[llvm-dev] MachineScheduler not scheduling for latency

Wed Sep 25 02:09:52 PDT 2019

On Fri, 13 Sep 2019 at 21:57, Andrew Trick <atrick at apple.com> wrote:
> > On Sep 10, 2019, at 7:32 AM, Jay Foad <jay.foad at gmail.com> wrote:
> >
> > Thanks for the explanations. Yes AMDGPU is in-order and has
> > MicroOpBufferSize = 1.
>
> Ok good. When MicroOpBufferSize==1, I would expect the Generic strategy to do something close to what you want.
>
> More background:
>
> MicroOpBufferSize==0 enables classic in-order scheduling, where reducing stalls takes priority at each step. This works via the traditional list-scheduling approach of leaving instructions in the pending queue until their latency is met.
>
> MicroOpBufferSize==1 allows for more nuanced heuristics. You can now pay to reduce register pressure by spending stall cycles. But, that doesn't mean the scheduler should totally ignore stall cycles.
>
> [Incidentally, I think controlling these scheduling modes with MicroOpBufferSize is a bit silly. It would be nice to have three explicit modes: vliw-ish, inorder-ish, out-of-order, and have MicroOpBufferSize just default to 1.]
>
> In this in-order mode, the scheduler does account for the stall cycles due to latency. Sometimes, that means the scheduler actually deprioritizes latency because it can now see that some latency can be hidden by other long latency ops.
>
> Let's step through the relevant prioritization in GenericScheduler::tryCandidate:
>
> 1. RegExcess: this means something is going to spill right here right now
>
> 2. RegCritical: this means that the overall register pressure exceeds
>    your target's limit. I think this is the reason for your "bad"
>    scheduling decision. You should check if this register pressure
>    heuristic is doing the right thing for you, and maybe fix that
>    instead. Or, if stalls are always more important than register
>    pressure, move to MicroOpBufferSize==0 or plugin your own strategy.

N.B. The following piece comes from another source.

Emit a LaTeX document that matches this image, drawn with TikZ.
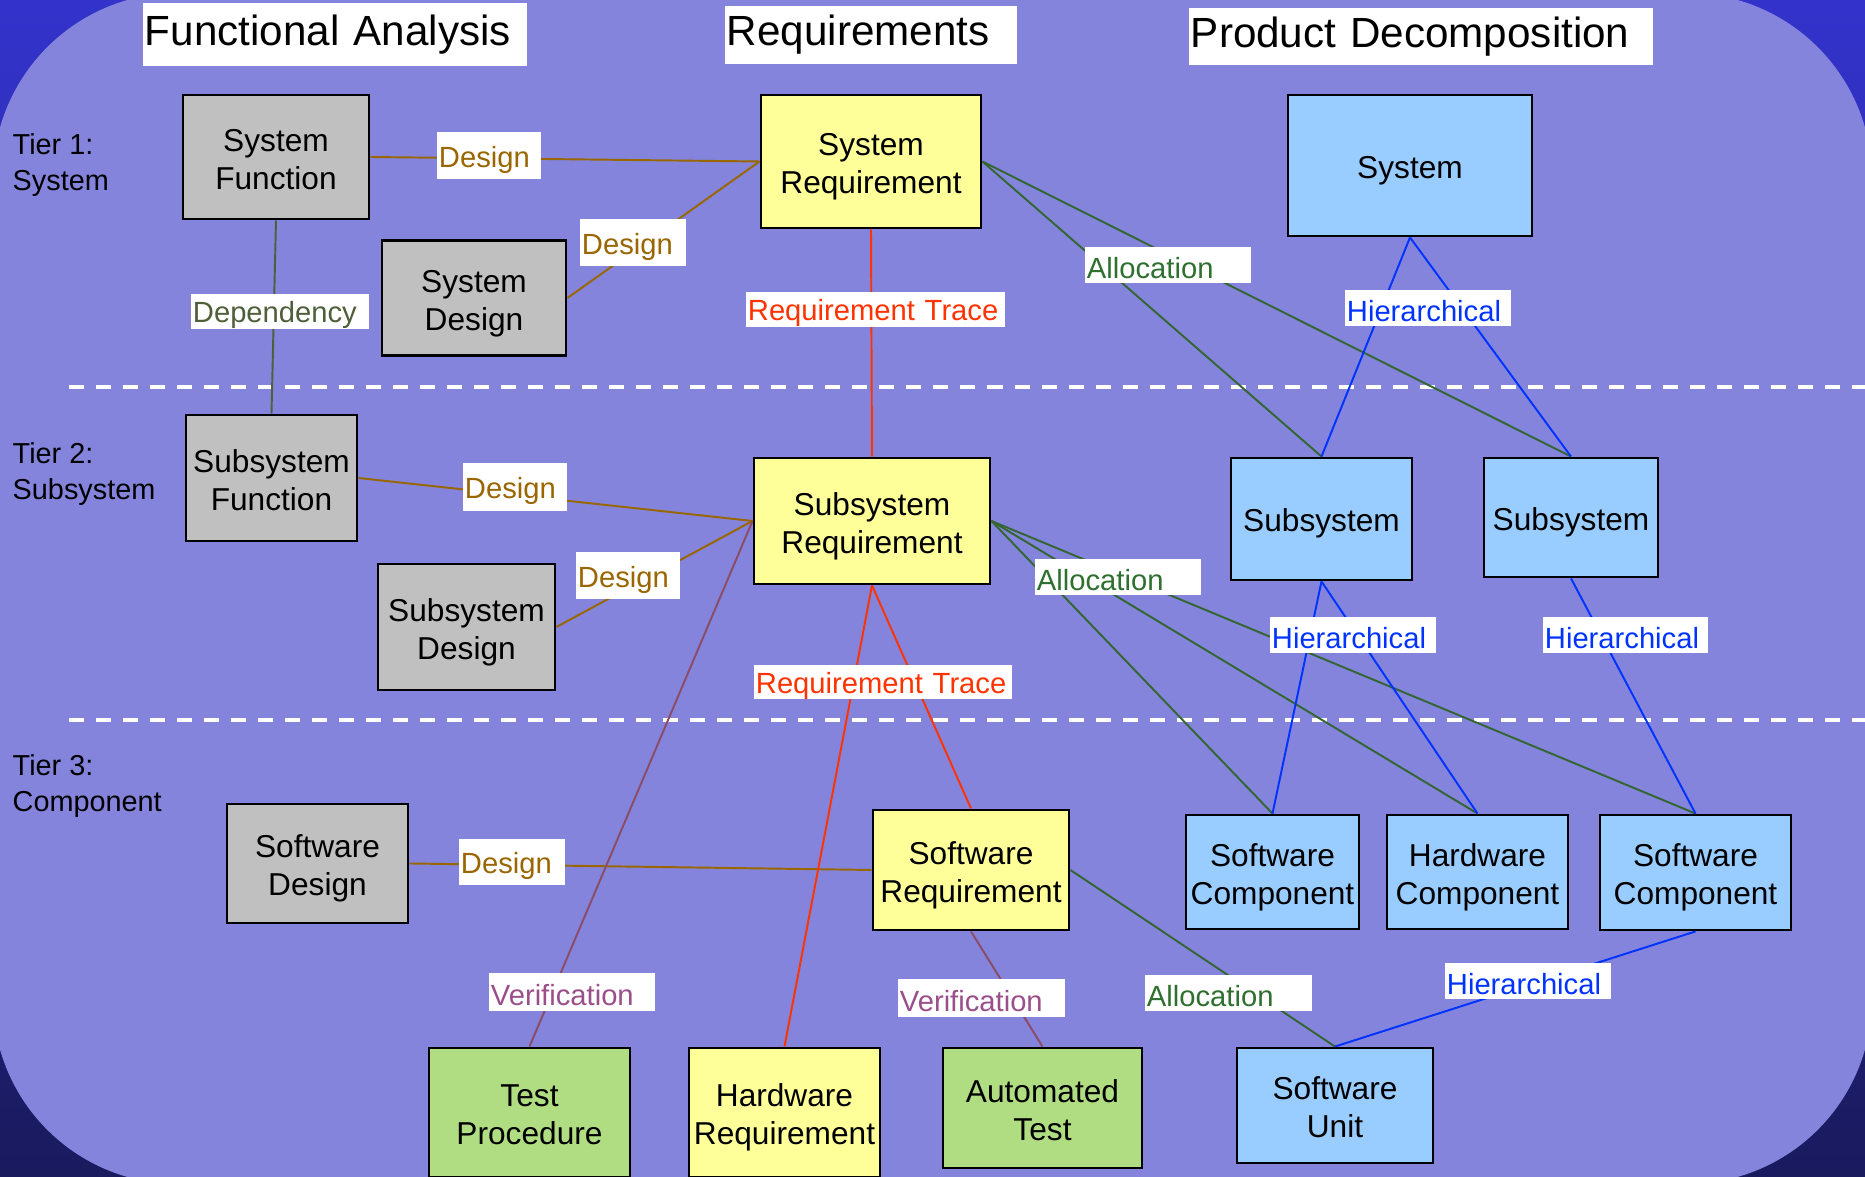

Yes I think you're basically right about the bad scheduling being
caused by #2. We have a fundamental tension between register pressure
and stalls. Both of them are always more important than the other :-)

> 3. PathReduce | DepthReduce via Rem.IsAcyclicLatencyLimited &&
>    tryLatency: I expect checkAcyclicLatency will probably work ok for
>    your machine model, but it only applies to single-block loops. It
>    looks like this particular case is not a loop?
>
> 4. Stall via getLatencyStallCycles: I expect this to generally avoid
>    the kind of latency-induced stalls that you are referring to. If
>    you aren't being caught be a register pressure problem above, then
>    this should handle your case.

Thanks. I will take a look at why #4 is not handling stalls in the way
I'd expect.

> 5. PathReduce | DepthReduce via TryCand.Policy.ReduceLatency: ensures
>    that latency hiding is preferred over source order. First,
>    shouldReduceLatency needs to return true; is that already the case
>    for you? Next, the result of shouldReduceLatency can't be overridden
>    when it sees that the code is resource limited. This override
>    appears to be what you're proposing to fix...

Yes!

One of the effects I'm seeing is that small changes in the input cause
drastic changes in the resulting schedule. This makes life difficult
because innocuous changes elsewhere in the compiler can apparently
cause large performance regressions which we have to track down.

And one reason for this is that getOtherResourceCount /
checkResourceLimit decide whether the code is issue limited or not
based on the number of ops vs the length of the critical path, which
can easily flip-flop; and this overrides the result of
shouldReduceLatency, which affects whether tryCandidate calls
tryLatency, or falls back to source order.

Given that #5 is a last resort criterion before falling back to source
order, I don't understand why it ever makes sense to disable it.

> > Re "issue limited" and instruction groups: could it make sense to
> > disable the generic scheduler's detection of issue limitation on
> > in-order CPUs, or on CPUs that don't define instruction groups, or
> > some similar condition? Something like:
> >
> > --- a/lib/CodeGen/MachineScheduler.cpp
> > +++ b/lib/CodeGen/MachineScheduler.cpp
> > @@ -2062,10 +2062,13 @@ getOtherResourceCount(unsigned &OtherCritIdx) {
> >   if (!SchedModel->hasInstrSchedModel())
> >     return 0;
> >
> > -  unsigned OtherCritCount = Rem->RemIssueCount
> > -    + (RetiredMOps * SchedModel->getMicroOpFactor());
> > -  LLVM_DEBUG(dbgs() << "  " << Available.getName() << " + Remain MOps: "
> > -                    << OtherCritCount /
> > SchedModel->getMicroOpFactor() << '\n');
> > +  unsigned OtherCritCount = 0;
> > +  if (some condition) {
> > +    OtherCritCount = Rem->RemIssueCount
> > +      + (RetiredMOps * SchedModel->getMicroOpFactor());
> > +    LLVM_DEBUG(dbgs() << "  " << Available.getName() << " + Remain MOps: "
> > +                      << OtherCritCount /
> > SchedModel->getMicroOpFactor() << '\n');
> > +  }
> >   for (unsigned PIdx = 1, PEnd = SchedModel->getNumProcResourceKinds();
> >        PIdx != PEnd; ++PIdx) {
> >     unsigned OtherCount = getResourceCount(PIdx) + Rem->RemainingCounts[PIdx];
> >
> > As for "shouldReduceLatency should not be relevant at
> > MicroOpBufferSize = 1": are you suggesting that shouldReduceLatency
> > should effectively be changed to always return true on in-order CPUs?
> > Even with that change, latency comes pretty far down the list of
> > criteria tested in GenericScheduler::tryCandidate.
> >
> > Thanks,
> > Jay.
>
> I don't think that there should be any difference between issue limitations and other resources. Whether one is more "normal" than the other totally depends on the machine model.
>
> I also don't think it makes sense to always prioritize the critical path in in-order mode, because heuristic #4 above should already handle any stalls that occur as a result of the machine being in-order.
>
> -Andy

Thanks again,
Jay.